** Begin DATA LINES **
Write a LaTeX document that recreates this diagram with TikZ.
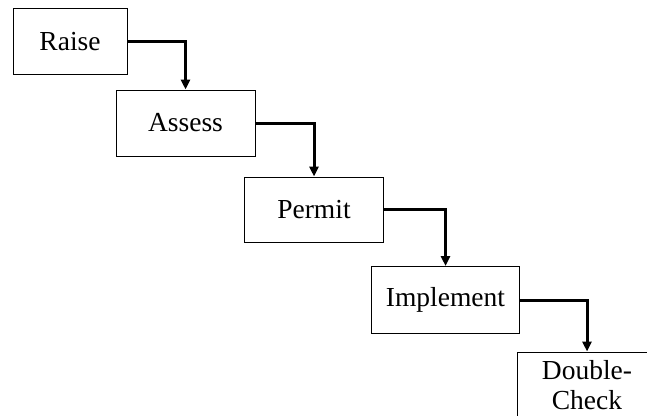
\documentclass[tikz,border=0pt]{standalone}
\usepackage{fontspec}
\setmainfont{Liberation Serif}
\usepackage{tikz}
\usetikzlibrary{arrows.meta}

\begin{document}
\begin{tikzpicture}[x=1pt,y=-1pt,
  stepbox/.style={draw, line width=1pt, inner sep=0pt, font=\fontsize{27.5}{30}\selectfont, align=center},
  flow/.style={line width=3pt, -{Triangle[width=9pt,length=10pt]}}]
\clip (0,0) rectangle (647,415);
\node[stepbox, minimum width=114pt, minimum height=66pt] (raise) at (70,41.5) {Raise};
\node[stepbox, minimum width=139pt, minimum height=66pt] (assess) at (185.5,123) {Assess};
\node[stepbox, minimum width=139pt, minimum height=65pt] (permit) at (314,209.5) {Permit};
\node[stepbox, minimum width=148pt, minimum height=67pt] (implement) at (445.5,300) {Implement};
\node[stepbox, minimum width=140pt, minimum height=67pt] (check) at (587,385.5) {Double-\\Check};

\draw[flow] (raise.east) -| (assess.north);
\draw[flow] (assess.east) -| (permit.north);
\draw[flow] (permit.east) -| (implement.north);
\draw[flow] (implement.east) -| (check.north);
\end{tikzpicture}
\end{document}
** End DATA LINES **
» **TASK PROMPT**: Take the data above and repeat it exactly, leaving each picture out.

» **TASK ANSWER**:
Write a LaTeX document that recreates this diagram with TikZ.
\documentclass[tikz,border=0pt]{standalone}
\usepackage{fontspec}
\setmainfont{Liberation Serif}
\usepackage{tikz}
\usetikzlibrary{arrows.meta}

\begin{document}
\begin{tikzpicture}[x=1pt,y=-1pt,
  stepbox/.style={draw, line width=1pt, inner sep=0pt, font=\fontsize{27.5}{30}\selectfont, align=center},
  flow/.style={line width=3pt, -{Triangle[width=9pt,length=10pt]}}]
\clip (0,0) rectangle (647,415);
\node[stepbox, minimum width=114pt, minimum height=66pt] (raise) at (70,41.5) {Raise};
\node[stepbox, minimum width=139pt, minimum height=66pt] (assess) at (185.5,123) {Assess};
\node[stepbox, minimum width=139pt, minimum height=65pt] (permit) at (314,209.5) {Permit};
\node[stepbox, minimum width=148pt, minimum height=67pt] (implement) at (445.5,300) {Implement};
\node[stepbox, minimum width=140pt, minimum height=67pt] (check) at (587,385.5) {Double-\\Check};

\draw[flow] (raise.east) -| (assess.north);
\draw[flow] (assess.east) -| (permit.north);
\draw[flow] (permit.east) -| (implement.north);
\draw[flow] (implement.east) -| (check.north);
\end{tikzpicture}
\end{document}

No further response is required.